If your site is out of service for weeks, the backlog of mail might be partly on tape or some other backup media. You might even want to negotiate an artificially slow feed so that your local spool directory won't overfill.
Even in minor disasters an MX host can save much grief because delivery will be serialized. Without an MX host, every machine in the world that had mail for your machine would try to send it at the same time, that is, when your machine returns to service. That could overload your machine and even crash it, causing the problem to repeat over and over.
A disaster MX is good only as long as your DNS services stay alive to advertise it. Most sites have multiple name server machines to balance the load of DNS lookups and to provide redundancy in case one fails. Unfortunately, few sites have offsite name servers as a hedge against disaster. Consider the disaster MX record developed above:
mailhost.uiowa.edu. IN MX 900 pacific.north.jp.
Ideally, one would want pacific.north.jp to queue all mail until the local site is back in service. Unfortunately, all DNS records contain a Time To Live (TTL) that may or may not be present in the declaration line:
mailhost.uiowa.edu. IN MX 900 pacific.north.jp. TTL implied mailhost.uiowa.edu. 86400 IN MX 900 pacific.north.jp. TTL specified as 24 hours in seconds
When other sites look up the local site, they cache this record. They will not look it up again until 24 hours have passed. Therefore if an earthquake strikes, all other sites will forget about this record after 24 hours and will not be able to look it up again.
In general, records set up for disaster purposes should be given TTLs that are over a month:
mailhost.uiowa.edu. 3600000 IN MX 900 pacific.north.jp. TTL specified as 41 days in seconds
But note that TTLs should be the same for all records so that they will all time out the same:
mailhost.uiowa.edu. 3600000 IN MX 2 mailhost.uiowa.edu. mailhost.uiowa.edu. 3600000 IN MX 10 backup.uiowa.edu. mailhost.uiowa.edu. 3600000 IN MX 900 pacific.north.jp.
If you gave the disaster record a long TTL and left the default for your normal MX records, your normal records would time out and disappear from other sites' caches. This would result in all mail suddenly and mysteriously going to the disaster host when there was no disaster to cause it.
Note that long TTLs can make updates to your DNS files awkward. Updates won't take effect until the TTL times out. If you anticipate a future change, say a rearrangement of your MX records, you can change the TTLs to 2 hours, wait a month for the long TTL to time out, then make and test your changes. [17]

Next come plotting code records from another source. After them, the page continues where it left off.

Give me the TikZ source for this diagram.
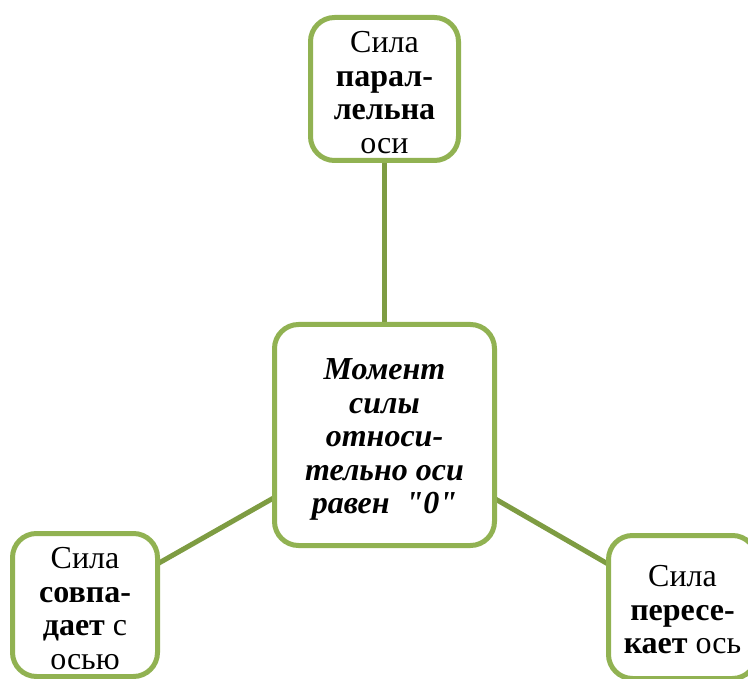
\documentclass[tikz,border=0pt]{standalone}
\usepackage{fontspec}
\setmainfont{Liberation Serif}
\newfontfamily\qfont{Liberation Serif}
\usetikzlibrary{backgrounds}
\definecolor{boxgreen}{RGB}{145,178,82}
\definecolor{linegreen}{RGB}{126,156,66}
\tikzset{
  box/.style={draw=boxgreen, line width=5pt, fill=white, rounded corners=24pt, inner sep=0pt},
  txt/.style={align=center, inner sep=0pt, font=\fontsize{32}{33.5}\selectfont},
  conn/.style={draw=linegreen, line width=5pt}
}
\begin{document}
\begin{tikzpicture}[x=1pt,y=-1pt]
\useasboundingbox (0,0) rectangle (748,679);
\clip (0,0) rectangle (748,679);
\node[box, minimum width=148pt, minimum height=143pt] (t) at (384.5,89) {};
\node[txt] (tt) at ([yshift=-3.5pt]t.center)
  {Сила\\\textbf{парал-}\\\textbf{лельна}\\оси};
\node[box, minimum width=220pt, minimum height=221pt] (c) at (384.5,435) {};
\node[txt] (ct) at ([yshift=-4.5pt]c.center)
  {\textbf{\itshape Момент}\\\textbf{\itshape силы}\\\textbf{\itshape относи-}\\\textbf{\itshape тельно оси}\\\textbf{\itshape равен\ \ {\qfont "0"}}};
\node[box, minimum width=145pt, minimum height=143pt] (l) at (85,605) {};
\node[txt] (lt) at ([yshift=-3.5pt]l.center)
  {Сила\\\textbf{совпа-}\\\textbf{дает} с\\осью};
\node[box, minimum width=148pt, minimum height=143pt] (r) at (682.5,607) {};
\node[txt] (rt) at ([yshift=-3pt]r.center)
  {Сила\\\textbf{пересе-}\\\textbf{кает} ось};
\begin{scope}[on background layer]
\draw[conn] (c.center) -- (t.center);
\draw[conn] (c.center) -- (l.center);
\draw[conn] (c.center) -- (r.center);
\end{scope}
\end{tikzpicture}
\end{document}
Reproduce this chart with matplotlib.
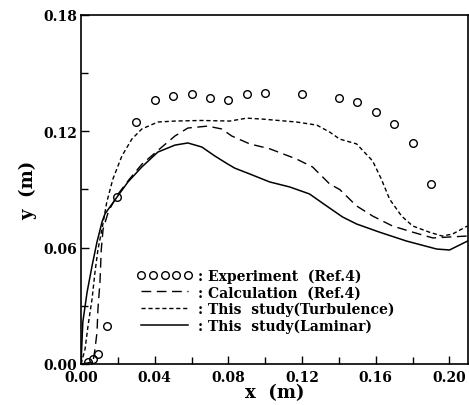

[17] And hope that no disaster strikes in the meanwhile. A better technique is to set up an offsite secondary DNS server with a large TTL in the SOA record.
If many hosts at your site receive mail (rather than a central mail server), it is necessary to add a disaster record for each. Unfortunately, when the number of such hosts at your site is greater than 100 or so, individual disaster MX records become difficult to manage simply because of scale.
At such sites, a better method of disaster preparedness is to set up pacific.north.jp as another primary DNS server for the local site. There are two advantages to this "authoritative" backup server approach:
An offsite primary server eliminates the need to set up individual MX disaster records.
An out-of-country primary server can lower the network impact of DNS lookups of your site.
Unfortunately, setting up an offsite or out-of-country server can be extremely difficult. We won't show you how to do that here. Instead, we refer you to the book DNS and BIND by Paul Albitz and Cricket Liu (O'Reilly & Associates, 2nd edition, 1997).